The deal will start with 20 Airbus A321XLRs and 20 A220-300s to gradually replace its current fleet of Boeing 737 and 717 aircraft, however it includes purchase options for up to 94 additional aircraft through to 2034.
Qantas CEO Alan Joyce said, “The A320s and A220s will become the backbone of our domestic fleet for the next 20 years, helping to keep this country moving.
“Their range and economics will make new direct routes possible, including serving regional cities better.”
Joyce said these new aircraft and engines will reduce emissions by at least 15 per cent if running on traditional fossil fuels, and even more so if using Sustainable Aviation Fuel, bringing the airline closer to its goal of reaching net zero emissions by 2050.
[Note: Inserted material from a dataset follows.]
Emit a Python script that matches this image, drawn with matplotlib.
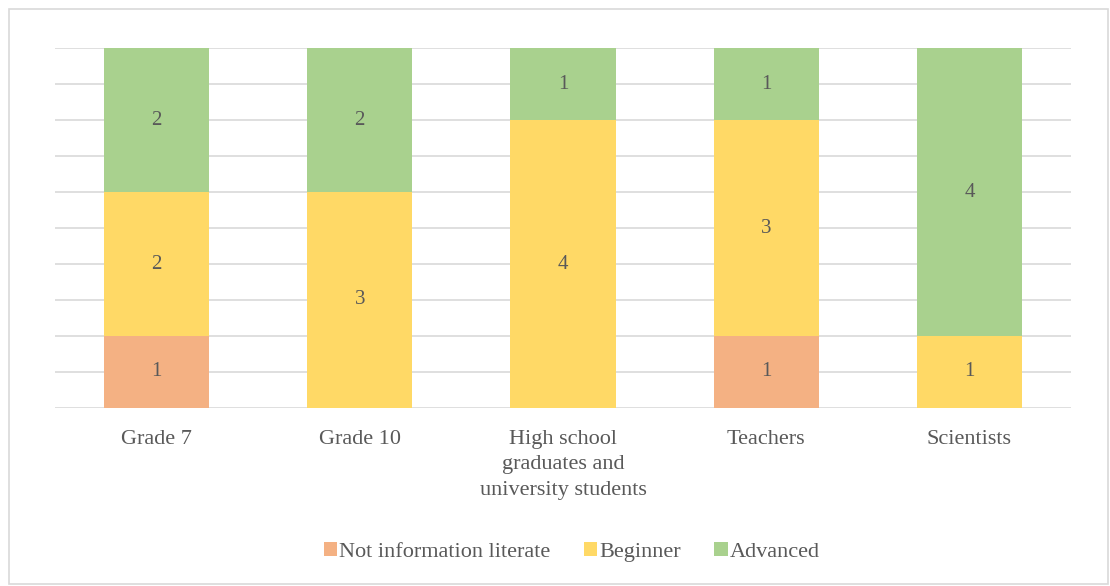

AIPA’s claims of apparent threats follow the Federal Court now twice ruling that the airline’s decision to outsource 2,000 staff was illegal and in breach of the Fair Work Act.
Qantas removed internal ground handling operations in early 2021 at the 10 Australian airports where the work was done in-house, which included Adelaide, Brisbane, and Melbourne. It led to a furious response from the TWU, which eventually took the matter to court.
The resulting case, which concluded in August 2021, ruled that Qantas had violated section 341B of the Fair Work Act, which protects employees’ rights to bargain and take protected industrial action.